Hacker News new | ask | show | jobs
by eviks 603 days ago
upd: silly mistake - file name does not include its full path

The explanation probably got lost among all the gifs, but the last 16 chars here are different:

> was actually only checking the last 16 characters of a filename > For example, if you changed repo/packages/foo/CHANGELOG.md, when git was getting ready to do the push, it was generating a diff against repo/packages/bar/CHANGELOG.md!

6 comments

Derrick provides a better explanation in this cover letter: https://lore.kernel.org/git/pull.1785.git.1725890210.gitgitg...

(See also the path-walk API cover letter: https://lore.kernel.org/all/pull.1786.git.1725935335.gitgitg...)

The example in the blog post isn't super clear, but Git was essentially taking all the versions of all the files in the repo, putting the last 16 bytes of the path (not filename) in a hash table, and using that to group what they expected to be different versions of the same file together for delta compression.

Indeed in the blog it doesn't work, because foo/CHANGELOG.md and bar/CHANGELOG.md is only 13 chars, but you have to imagine the paths have a longer common suffix. That part is fixed by the --full-name-hash option, now you compare the full path instead of just 16 bytes.

Then they talk about increasing the window size. That's kind of a hack to workaround bad file grouping, but it's not the real fix. You're still giving terrible inputs to the compressor and working around it by consuming huge amounts of memory. So that was a bit confusing to present it as the solution. The path walk API and/or --full-name-hash are the real interesting parts here =)

Thank you! I ended up having to look at the PR to make any sense of the blog post, but your explanation and links makes things much clearer
I'll update the post with this clarity too. Thanks!
I wish they had provided an actual explanation of what exactly was happening and skipped all the “color” in the story. By filename do they mean path? Or is it that git will just pick any file with a matching name to generate a diff?
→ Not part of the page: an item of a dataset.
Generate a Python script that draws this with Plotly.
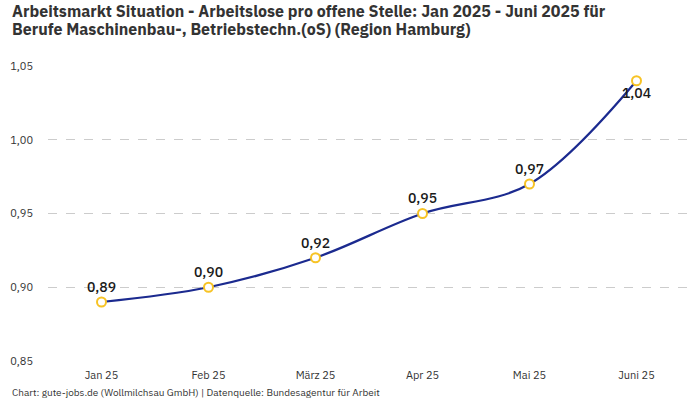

Is there any pattern to the choice of other file to use?
+1
> file name does not include its full path

No, it is the full path that's considered. Look at the commit message on the first commit in the `--full-name-hash` PR:

https://github.com/git-for-windows/git/pull/5157/commits/d5c...

Excerpt: "/CHANGELOG.json" is 15 characters, and is created by the beachball [1] tool. Only the final character of the parent directory can differntiate different versions of this file, but also only the two most-significant digits. If that character is a letter, then this is always a collision. Similar issues occur with the similar "/CHANGELOG.md" path, though there is more opportunity for differences in the parent directory.

The grouping algorithm puts less weight on each character the further it is from the right-side of the name:

  hash = (hash >> 2) + (c << 24)
Hash is 32-bits. Each 8-bit char (from the full path) in turn is added to the 8-most significant bits of hash, after shifting any previous hash bits to the right by two bits (which is why only the final 16 chars affect the final hash). Look at what happens in practice:

https://go.dev/play/p/JQpdUGXdQs7

Here I've translated it to Go and compared the final value of "aaa/CHANGELOG.md" to "zzz/CHANGELOG.md". Plug in various values for "aaa" and "zzz" and see how little they influence the final value.

Sounds like it needs to be fixed to FNV1a
No, the problem isn't the hash. It does what it was designed to do. It's just that it was optimal for a particular use case that fits the Linux kernel better than Microsoft's use case. Switching the hash wouldn't improve either situation. If you want to understand this deeper, see the linked PRs.
Thanks for the deep dive!
File name doesn’t necessarily include the whole path. The last 16 characters of CHANGELOG.md is the full file name.

If we interpret it that way, that also explains why the filepathwalk solution solves the problem.

But if it’s really based on the last 16 characters of just the file name, not the whole path, then it feels like this problem should be a lot more common. At least in monorepos.

It did shrink Chromium’s repo quite a bit!
yes, this makes sense, thanks for pointing it out, silly confusion on my part
I was also bugged by that. I imagine that the meta variables foo and bar are at fault here, and that probably the actual package names had a common suffix like firstPkg and secondPkg. A common suffix of length three is enough in this case to get 16 chars in common as "/CHANGELOG.md" is already 13 chars long.
Sorry about the gifs. Haha. And yeah I guess my understanding wasn't quite right either reading the reply to this thread, I'll try to clean it up in the post.